Tentare di vivere, e tentare di creare, disegnare, scrivere, ideare, realizzare qualcosa che valga la pena di essere fatto, di cui non ci si dovrà vergognare.
Si dice – lo conferma Miyazaki stesso – che la presenza del regista si sente nei film che realizza, perciò le opere di Miyazaki non possono essere prive di dolore, di perdite, di passaggi negativi necessari, che rispecchiano la vita, d’altronde.
Eppure, in qualche modo, per quanto spesso la fine del film non la si possa chiamare finale, quello a cui si arriva è ciò che comunemente chiameremmo “lieto fine”.
Perché è giusto così, è giusto dare speranza – ma non illusione – ai bambini, o a chi guarda questi film.

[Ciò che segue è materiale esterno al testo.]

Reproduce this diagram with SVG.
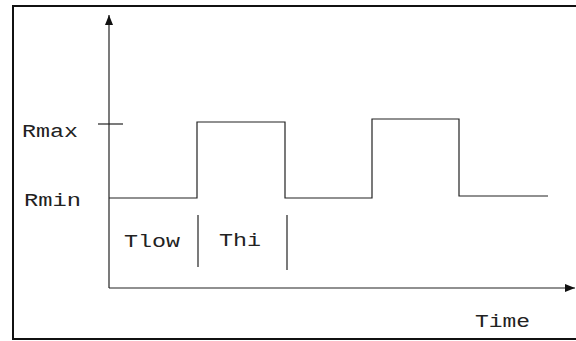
<svg xmlns="http://www.w3.org/2000/svg" width="576" height="341" viewBox="0 0 576 341">
<style>
.ln{fill:none;stroke:#222;stroke-width:1.2}
.t{font-family:"Liberation Mono","Courier New",monospace;font-size:19px;fill:#222}
</style>
<defs>
<marker id="ah" markerWidth="10" markerHeight="8" refX="10" refY="4" orient="auto" markerUnits="userSpaceOnUse">
<path d="M0,0 L10,4 L0,8 Z" fill="#111"/>
</marker>
</defs>
<rect x="13" y="6" width="570" height="333" fill="#fff" stroke="#111" stroke-width="2"/>
<g id="axes">
<line class="ln" x1="109" y1="288" x2="109" y2="15" marker-end="url(#ah)"/>
<line class="ln" x1="109" y1="288" x2="575" y2="288" marker-end="url(#ah)"/>
<line class="ln" x1="98" y1="124" x2="123" y2="124" stroke="#555"/>
</g>
<g id="signal">
<polyline class="ln" points="109,198 197,198 197,122 285,122 285,198 372,198 372,119 459,119 459,196 548,196"/>
</g>
<g id="markers">
<line class="ln" x1="198" y1="215" x2="198" y2="267"/>
<line class="ln" x1="287" y1="215" x2="287" y2="270"/>
</g>
<g id="labels">
<text class="t" x="22" y="137" textLength="56" lengthAdjust="spacingAndGlyphs">Rmax</text>
<text class="t" x="24" y="206" textLength="57" lengthAdjust="spacingAndGlyphs">Rmin</text>
<text class="t" x="124" y="247" textLength="56" lengthAdjust="spacingAndGlyphs">Tlow</text>
<text class="t" x="219" y="246" textLength="42" lengthAdjust="spacingAndGlyphs">Thi</text>
<text class="t" x="475" y="327" textLength="55" lengthAdjust="spacingAndGlyphs">Time</text>
</g>
</svg>
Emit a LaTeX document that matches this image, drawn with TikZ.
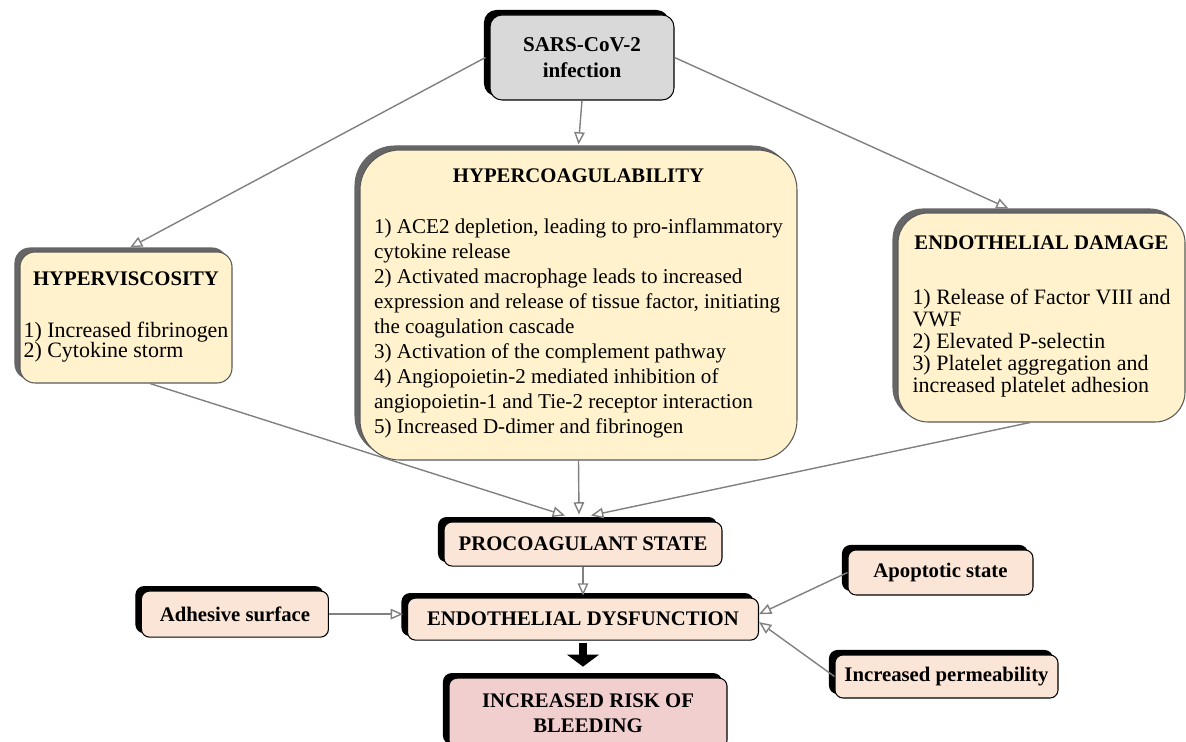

Poter sognare, immaginare un mondo diverso non significa necessariamente illudersi: significa credere che la nostra forza di volontà può superare gli ostacoli che altri hanno lasciato sul nostro cammino.
Quel cammino – la nostra vita – che è come una corda tesa sopra aridità e disperazione, delle quali non possiamo liberarci, ma senza le quali non avremmo ragioni per stare in equilibrio.
E a darci una mano, ogni tanto, in questo equilibrismo, può esserci una serie di immagini che compongono un’animazione irreale e fantasiosa, stupenda e commovente, grazie alla quale il prossimo passo lo faremo sorridendo.